Dans l’Eglise en effet, son humanité, qui est la nôtre, son humanité à la fois crucifiée et glorifiée devient pour nous la source de la Vie. Et certes, la mort règne toujours, et tout nous rappelle sa présence : la séparation, la tristesse, la disparition de ceux que nous aimons, les tragédies si souvent atroces de l’histoire, la haine de soi, des autres. Mais toutes ces situations, si nous les traversons dans la confiance au Ressuscité, si nous acceptons de nous recevoir de lui, peuvent devenir des chemins de Résurrection. Le christ est ressuscité, la mort spirituelle est vaincue, la mort n’est plus que le voile déchiré de l’amour. Alors, au fond de nous, l’angoisse devient confiance, nous n’avons plus besoin d’esclaves ni d’ennemis. On croyait qu’il n’y avait pas d’issue, mais il est là, lui, notre ami, notre lieu – « venez à moi vous tous qui êtes chargés et fatigués, et je vous donnerai du repos » – et sa présence est une ouverture de lumière. « Hier, j’étais enseveli avec toi, ô Christ, disent les matines pascales. Aujourd’hui je me réveille avec toi, ô Ressuscité. » Oui, nous nous réveillons comme des enfants, comme des convalescents, dans la lumière de Pâques – et c’est le premier matin du monde, un amandier fleurit parmi les ruines, Dieu nous re-donne la vie, nous par-donne. « Personne ne t’a condamnée ? demande Jésus à la femme adultère. Moi non plus je ne te condamne pas. Va, et ne pêche plus. »
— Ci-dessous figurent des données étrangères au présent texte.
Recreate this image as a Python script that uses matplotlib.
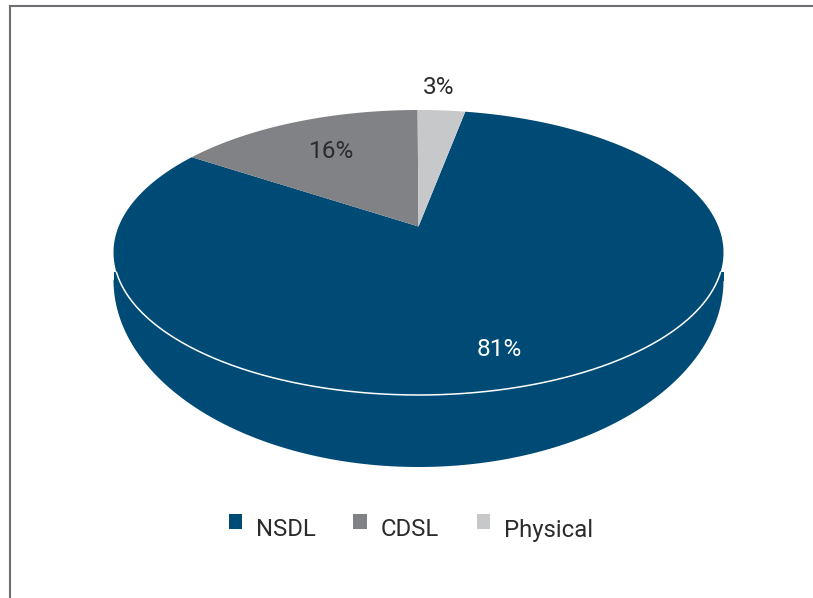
import numpy as np
import matplotlib.pyplot as plt
from matplotlib.patches import Patch

labels = ['NSDL', 'CDSL', 'Physical']
shares = [81.4, 15.6, 3.0]  # as drawn, the printed labels are rounded
pct_text = ['81%', '16%', '3%']
colors = ['#004B76', '#808285', '#C7C8CA']
text_colors = ['white', '#2B2B2D', '#2B2B2D']
text_pos = [(499, 349), (332, 152), (439, 88)]

# top face of the pie, in pixels
cx, cy, rx, ry = 418.5, 252.5, 305, 142.5
apex_y = 226.5
first_angle = 10.6  # clockwise from 12 o'clock

plt.rcParams['font.family'] = ['Roboto', 'DejaVu Sans']

fig = plt.figure(figsize=(8.13, 5.98), dpi=100)
ax = fig.add_axes([0, 0, 1, 1])
ax.set_xlim(0, 813)
ax.set_ylim(598, 0)
ax.axis('off')

# page frame, top and left only
ax.plot([9.5, 9.5, 813], [598, 5.5, 5.5], color='#6D6E71', lw=1.5, solid_joinstyle='miter')


# the disc is seen in perspective so the centre sits above the middle of the ellipse
def project(angle_deg):
    t = np.radians(angle_deg)
    u, v = np.sin(t), np.cos(t)
    a = (cy - apex_y) / ry
    w = 1 + a * v
    x = cx + rx * np.sqrt(1 - a ** 2) * u / w
    y = cy - ry * (v + a) / w
    return x, y


# side wall
low_cy, low_ry = 280, 187
t = np.linspace(0, np.pi, 300)
ax.fill(cx + rx * np.cos(t), low_cy + low_ry * np.sin(t), color=colors[0], lw=0)
ax.fill([cx - rx, cx + rx, cx + rx, cx - rx], [272, 272, low_cy + 1, low_cy + 1], color=colors[0], lw=0)

# slices
start = first_angle
for share, color in zip(shares, colors):
    sweep = share / sum(shares) * 360
    xs, ys = project(np.linspace(start, start + sweep, 200))
    ax.fill(np.r_[cx, xs], np.r_[apex_y, ys], color=color, lw=0)
    start += sweep

# white rim on the front edge
t = np.radians(np.linspace(8, 172, 300))
ax.plot(cx + rx * np.cos(t), cy + ry * np.sin(t), color='white', lw=1.1)

for s, c, p in zip(pct_text, text_colors, text_pos):
    ax.text(p[0], p[1], s, color=c, fontsize=17.6, ha='center', va='center')

handles = [Patch(facecolor=c, edgecolor='none') for c in colors]
leg = ax.legend(handles, labels, loc='center', bbox_to_anchor=(411, 530),
                bbox_transform=ax.transData, ncol=3, frameon=False, fontsize=17.2,
                handlelength=0.58, handleheight=0.58, handletextpad=0.58,
                columnspacing=1.56, borderpad=0, labelcolor='#2B2B2D')
for h in leg.get_patches():
    h.set_y(h.get_y() + 4.5)

fig.savefig('out.png', dpi=100)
En retournant à son Père lors de l’Ascension, le Christ achève de nous rendre libres, il nous permet de recevoir l’Esprit, la « nouveauté de l’Esprit », il ouvre à notre responsabilité le chantier de l’histoire : jusqu’à ce qu’il revienne. Dans ce sillage de liberté créatrice, nous sommes appelés à briser le cercle du néant, à entrainer tous les hommes et le cosmos entier dans un dynamisme de résurrection.
Oui, Christ est ressuscité. Et tous, et tout, sont désormais vivants – à jamais.